Ramification: {AI12-0205-1} This rule is observed at compile time of the generic_declaration, and is consistent with the handling of the default_name of a formal subprogram. This means that a type declared outside of the generic_declaration cannot be used as the default_subtype_mark for a formal type that depends on any other formal type. 

Static Semantics

{8652/0037} {AI95-00043-01} {AI95-00233-01} {AI95-00442-01} {AI05-0029-1} {AI12-0413-1} [The formal type also belongs to each category that contains the determined category.] The primitive subprograms of the type are as for any type in the determined category. For a formal type other than a formal derived type, these are the predefined operators of the type. For an elementary formal type, the predefined operators are implicitly declared immediately after the declaration of the formal type. For a composite formal type, the predefined operators are implicitly declared either immediately after the declaration of the formal type, or later immediately within the declarative region in which the type is declared according to the rules of 7.3.1. In an instance, the copy of such an implicit declaration declares a view of the predefined operator of the actual type, even if this operator has been overridden for the actual type and even if it is never declared for the actual type, unless the actual type is an untagged record type, in which case it declares a view of the primitive (equality) operator. [The rules specific to formal derived types are given in 12.5.1.] 
Ramification: {AI95-00442-01} All properties of the type are as for any type in the category. Some examples: The primitive operations available are as defined by the language for each category. The form of constraint applicable to a formal type in a subtype_indication depends on the category of the type as for a nonformal type. The formal type is tagged if and only if it is declared as a tagged private type, or as a type derived from a (visibly) tagged type. (Note that the actual type might be tagged even if the formal type is not.)
{AI12-0413-1} If the primitive equality operator of the (actual) untagged record type is declared abstract, then Program_Error will be raised if the equality operator of the formal type is in fact invoked within an instance of a generic body (see 4.5.2). If the operator is invoked within an instance of the generic spec, the instance is illegal. 
Reason: {AI05-0029-1} The somewhat cryptic phrase “even if it is never declared” is intended to deal with the following oddity: 
package Q is
    type T is limited private;
    type T is range 1 .. 10;
end Q;
    type A is array (Positive range <>) of T;
package Q.G is
    A1, A2 : A (1 .. 1);
    B : Boolean := A1 = A2;
end Q.G;
with Q.G;
package R is
   type C is array (Positive range <>) of Q.T;
   package I is new Q.G (C); -- Where is the predefined "=" for C?
end R;
An "=" is available for the formal type A in the private part of Q.G. However, no "=" operator is ever declared for type C, because its component type Q.T is limited. Still, in the instance I the name "=" declares a view of the "=" for C which exists-but-is-never-declared. 
NOTE 1   Generic formal types, like all types, are not named. Instead, a name can denote a generic formal subtype. Within a generic unit, a generic formal type is considered as being distinct from all other (formal or nonformal) types. 
Proof: This follows from the fact that each formal_type_declaration declares a type. 
NOTE 2   A discriminant_part is allowed only for certain kinds of types, and therefore only for certain kinds of generic formal types. See 3.7
Ramification: {AI12-0005-1} The term “formal floating point type” refers to a type defined by a formal_floating_point_definition. It does not include a formal derived type whose ancestor is a floating point type. Similar terminology applies to the other kinds of formal_type_definition.

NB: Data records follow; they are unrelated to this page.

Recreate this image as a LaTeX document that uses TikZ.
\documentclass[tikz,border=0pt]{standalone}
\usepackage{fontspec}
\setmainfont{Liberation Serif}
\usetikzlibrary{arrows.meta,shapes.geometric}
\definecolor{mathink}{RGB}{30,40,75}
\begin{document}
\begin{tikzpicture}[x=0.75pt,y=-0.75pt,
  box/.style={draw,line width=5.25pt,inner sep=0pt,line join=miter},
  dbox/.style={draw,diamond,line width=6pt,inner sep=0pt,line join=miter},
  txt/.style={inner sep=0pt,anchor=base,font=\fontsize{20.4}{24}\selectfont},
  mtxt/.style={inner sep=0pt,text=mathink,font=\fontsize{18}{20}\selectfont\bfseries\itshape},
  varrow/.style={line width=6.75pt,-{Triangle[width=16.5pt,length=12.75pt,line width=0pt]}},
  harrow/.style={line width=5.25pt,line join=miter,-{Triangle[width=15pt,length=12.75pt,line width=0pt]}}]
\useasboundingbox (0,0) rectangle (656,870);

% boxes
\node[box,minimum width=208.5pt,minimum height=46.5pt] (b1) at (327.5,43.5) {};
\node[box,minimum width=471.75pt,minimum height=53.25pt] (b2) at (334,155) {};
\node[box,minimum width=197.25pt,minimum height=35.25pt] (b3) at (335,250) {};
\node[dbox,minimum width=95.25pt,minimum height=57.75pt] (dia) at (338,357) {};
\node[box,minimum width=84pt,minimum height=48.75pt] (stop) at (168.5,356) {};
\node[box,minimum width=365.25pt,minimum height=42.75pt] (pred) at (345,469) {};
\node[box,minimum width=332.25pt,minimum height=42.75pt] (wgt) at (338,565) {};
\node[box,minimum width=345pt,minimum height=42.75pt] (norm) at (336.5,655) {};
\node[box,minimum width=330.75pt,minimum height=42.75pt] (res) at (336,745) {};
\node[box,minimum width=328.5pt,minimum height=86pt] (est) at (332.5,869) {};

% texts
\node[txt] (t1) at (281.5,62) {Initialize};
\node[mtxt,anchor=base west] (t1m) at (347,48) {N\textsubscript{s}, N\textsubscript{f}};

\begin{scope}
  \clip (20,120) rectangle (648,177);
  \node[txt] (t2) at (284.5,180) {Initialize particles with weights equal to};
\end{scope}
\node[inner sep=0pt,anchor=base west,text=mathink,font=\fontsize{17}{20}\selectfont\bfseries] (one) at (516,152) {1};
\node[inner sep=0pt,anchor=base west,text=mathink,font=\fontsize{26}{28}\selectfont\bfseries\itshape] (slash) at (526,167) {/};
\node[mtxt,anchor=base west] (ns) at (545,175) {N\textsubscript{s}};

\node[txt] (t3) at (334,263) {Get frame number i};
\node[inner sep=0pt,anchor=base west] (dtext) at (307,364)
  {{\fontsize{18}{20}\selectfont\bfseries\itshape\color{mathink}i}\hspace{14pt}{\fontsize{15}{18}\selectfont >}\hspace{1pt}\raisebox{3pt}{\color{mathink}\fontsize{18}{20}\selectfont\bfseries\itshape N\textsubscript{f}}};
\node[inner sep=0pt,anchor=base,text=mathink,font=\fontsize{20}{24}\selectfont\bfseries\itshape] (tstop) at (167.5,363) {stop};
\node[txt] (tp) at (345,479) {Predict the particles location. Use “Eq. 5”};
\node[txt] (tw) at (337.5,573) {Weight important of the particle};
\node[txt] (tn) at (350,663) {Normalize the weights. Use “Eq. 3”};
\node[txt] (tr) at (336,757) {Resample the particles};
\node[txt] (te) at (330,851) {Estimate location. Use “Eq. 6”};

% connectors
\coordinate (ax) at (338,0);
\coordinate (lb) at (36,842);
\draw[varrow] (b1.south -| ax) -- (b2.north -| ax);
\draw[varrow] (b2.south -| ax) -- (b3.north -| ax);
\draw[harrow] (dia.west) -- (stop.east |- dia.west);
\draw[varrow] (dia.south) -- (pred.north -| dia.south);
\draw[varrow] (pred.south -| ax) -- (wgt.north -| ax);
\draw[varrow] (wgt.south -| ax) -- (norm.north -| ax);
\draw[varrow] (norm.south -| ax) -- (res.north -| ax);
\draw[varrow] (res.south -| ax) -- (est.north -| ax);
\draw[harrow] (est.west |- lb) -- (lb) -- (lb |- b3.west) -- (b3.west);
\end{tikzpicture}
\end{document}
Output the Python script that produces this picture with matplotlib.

Examples of generic formal types: 
type Item is private;
type Buffer(Length : Natural) is limited private;
type Enum  is (<>);
type Int   is range <>;
type Angle is delta <>;
type Mass  is digits <>;
type Table is array (Enum) of Item;
Example of a generic formal part declaring a formal integer type: 
   type Rank is range <>;
   First  : Rank := Rank'First;
   Second : Rank := First + 1;  --  the operator "+" of the type Rank  

Wording Changes from Ada 83

RM83 has separate sections “Generic Formal Xs” and “Matching Rules for Formal Xs” (for various X's) with most of the text redundant between the two. We have combined the two in order to reduce the redundancy. In RM83, there is no “Matching Rules for Formal Types” section; nor is there a “Generic Formal Y Types” section (for Y = Private, Scalar, Array, and Access). This causes, for example, the duplication across all the “Matching Rules for Y Types” sections of the rule that the actual passed to a formal type shall be a subtype; the new organization avoids that problem.
The matching rules are stated more concisely.
We no longer consider the multiplying operators that deliver a result of type universal_fixed to be predefined for the various types; there is only one of each in package Standard. Therefore, we need not mention them here as RM83 had to. 

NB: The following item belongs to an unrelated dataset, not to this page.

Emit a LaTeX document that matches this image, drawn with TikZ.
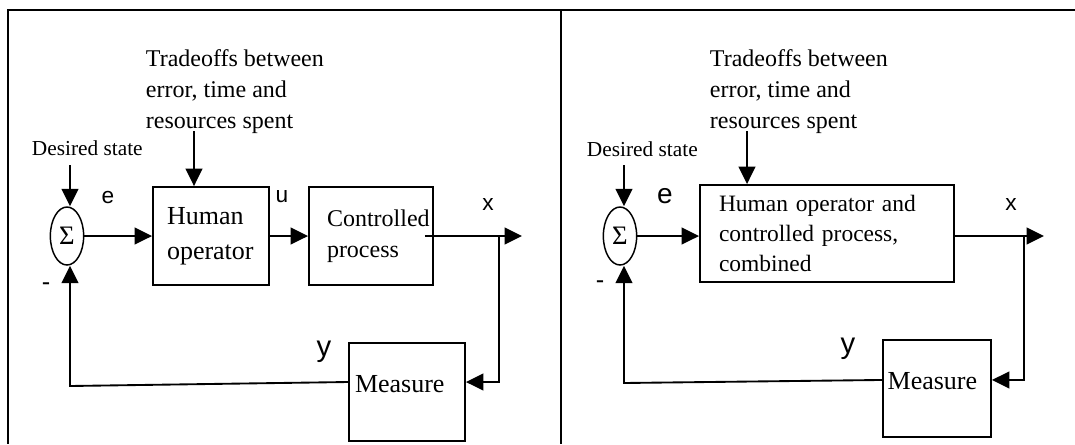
\documentclass[tikz,border=0pt]{standalone}
\usepackage{fontspec}
\setmainfont{Liberation Serif}
\newfontfamily\arialfont{Liberation Sans}
\usetikzlibrary{arrows.meta,shapes.geometric}
\begin{document}
\begin{tikzpicture}[x=0.75pt,y=-0.75pt,
  line width=1.4pt,
  arr/.style={-{Triangle[length=13pt,width=12.5pt]}},
  blk/.style={draw, rectangle, inner sep=0pt, align=left},
  sig/.style={draw, ellipse, line width=1.1pt, minimum width=25pt, minimum height=43.5pt, inner sep=0pt, font=\fontsize{20}{20}\selectfont},
  lbl/.style={font=\arialfont\fontsize{16}{16}\selectfont, inner sep=0pt},
  note/.style={align=left, anchor=north west, inner sep=0pt, font=\fontsize{18}{23.25}\selectfont},
  dstate/.style={anchor=west, inner sep=0pt, font=\fontsize{16}{16}\selectfont}
]
\useasboundingbox (0,0) rectangle (1075,444);
% frame
\draw (7,10) -- (1075,10);
\draw (8,10) -- (8,444);
\draw (561,10) -- (561,444);

% ---------------- left panel ----------------
\node[sig] (sL) at (67,236) {Σ};
\node[dstate] (dsL) at (31,148) {Desired state};
\node[note] (tL) at (145,49) {Tradeoffs between\\error, time and\\resources spent};
\node[blk, minimum width=87pt, minimum height=73.5pt, text width=66pt,
      font=\fontsize{19.5}{26.25}\selectfont] (ho) at (211,236) {Human\\operator};
\node[blk, minimum width=93pt, minimum height=73.5pt, text width=66pt,
      font=\fontsize{18}{23.25}\selectfont] (cp) at (371,236) {Controlled\\process};
\node[blk, minimum width=87pt, minimum height=73.5pt, text width=78pt,
      font=\fontsize{19.5}{19.5}\selectfont] (mL) at (407,392) {Measure\\[-14pt]\strut};
\node[lbl, font=\arialfont\fontsize{17}{17}\selectfont] (eL) at (108,198) {e};
\node[lbl, font=\arialfont\fontsize{17}{17}\selectfont] (uL) at (282,197) {u};
\node[lbl, font=\arialfont\fontsize{17}{17}\selectfont] (xL) at (488,205) {x};
\node[lbl, font=\arialfont\fontsize{22}{22}\selectfont] (yL) at (324,352) {y};
\node[lbl, font=\arialfont\fontsize{19}{19}\selectfont] (mnL) at (46,287) {-};

\coordinate (dtopL) at (70,165);
\coordinate (ttopL) at (194,131);
\coordinate (oendL) at (522,236);
\coordinate (brL) at (499,236);
\coordinate (fbL) at (70,386);

\draw[arr] (dtopL) -- (dtopL |- sL.north);
\draw[arr] (ttopL) -- (ttopL |- ho.north);
\draw[arr] (sL.east) -- (ho.west);
\draw[arr] (ho.east) -- (cp.west);
\draw[arr] ([xshift=-6.75pt]cp.east) -- (oendL);
\draw[arr] (brL) |- ([yshift=7.5pt]mL.east);
\draw[arr] ([yshift=7.5pt]mL.west) -- (fbL) -- (fbL |- sL.south);

% ---------------- right panel ----------------
\node[sig] (sR) at (620,236) {Σ};
\node[dstate] (dsR) at (586,149) {Desired state};
\node[note] (tR) at (709,49) {Tradeoffs between\\error, time and\\resources spent};
\node[blk, minimum width=190.5pt, minimum height=72.75pt, text width=162pt,
      font=\fontsize{17.6}{22.5}\selectfont] (hc) at (827,233.5) {Human operator and\\controlled process,\\combined};
\node[blk, minimum width=81pt, minimum height=72.75pt, text width=74pt,
      font=\fontsize{19.5}{19.5}\selectfont] (mR) at (937,388.5) {Measure\\[-14pt]\strut};
\node[lbl, font=\arialfont\fontsize{21}{21}\selectfont] (eR) at (665,196) {e};
\node[lbl, font=\arialfont\fontsize{17}{17}\selectfont] (xR) at (1011,205) {x};
\node[lbl, font=\arialfont\fontsize{22}{22}\selectfont] (yR) at (848,349) {y};
\node[lbl, font=\arialfont\fontsize{19}{19}\selectfont] (mnR) at (600,285) {-};

\coordinate (dtopR) at (624,165);
\coordinate (ttopR) at (747,131);
\coordinate (oendR) at (1044,236);
\coordinate (brR) at (1024,236);
\coordinate (fbR) at (624,383);

\draw[arr] (dtopR) -- (dtopR |- sR.north);
\draw[arr] (ttopR) -- (ttopR |- hc.north);
\draw[arr] (sR.east) -- (sR.east -| hc.west);
\draw[arr] (hc.east |- oendR) -- (oendR);
\draw[arr] (brR) |- ([yshift=6.4pt]mR.east);
\draw[arr] ([yshift=6.4pt]mR.west) -- (fbR) -- (fbR |- sR.south);
\end{tikzpicture}
\end{document}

Wording Changes from Ada 95

{8652/0037} {AI95-00043-01} {AI95-00233-01} Corrigendum 1 corrected the wording to properly define the location where operators are defined for formal array types. The wording here was inconsistent with that in 7.3.1, “Private Operations”. For the Amendment, this wording was corrected again, because it didn't reflect the Corrigendum 1 revisions in 7.3.1.
{AI95-00251-01} Formal interface types are defined; see 12.5.5, “Formal Interface Types”.
{AI95-00442-01} We use “determines a category” rather than class, since not all interesting properties form a class. 

Extensions to Ada 2005

{AI05-0183-1} An optional aspect_specification can be used in a formal_type_declaration. This is described in 13.1.1

Wording Changes from Ada 2005

{AI05-0029-1} Correction: Updated the wording to acknowledge the possibility of operations that are never declared for an actual type but still can be used inside of a generic unit.
{AI05-0213-1} {AI05-0299-1} Formal incomplete types are added; these are documented as an extension in the next subclause. 

Inconsistencies With Ada 2012

{AI12-0413-1} Correction: Updated the wording to clarify that predefined record equality never reemerges in a generic instantiation. This model was presumed by 4.5.2, but the wording wasn't right for untagged record types with user-defined equality. Therefore, an implementation that strictly implemented the Ada 2012 wording would call the predefined equality for an actual type that is an untagged record type with a user-defined equality, while Ada 2022 implementations would call the primitive (user-defined) equality. This could change the runtime behavior in rare cases. 

Extensions to Ada 2012

{AI12-0205-1} Generic formal types now can include an optional default subtype_mark.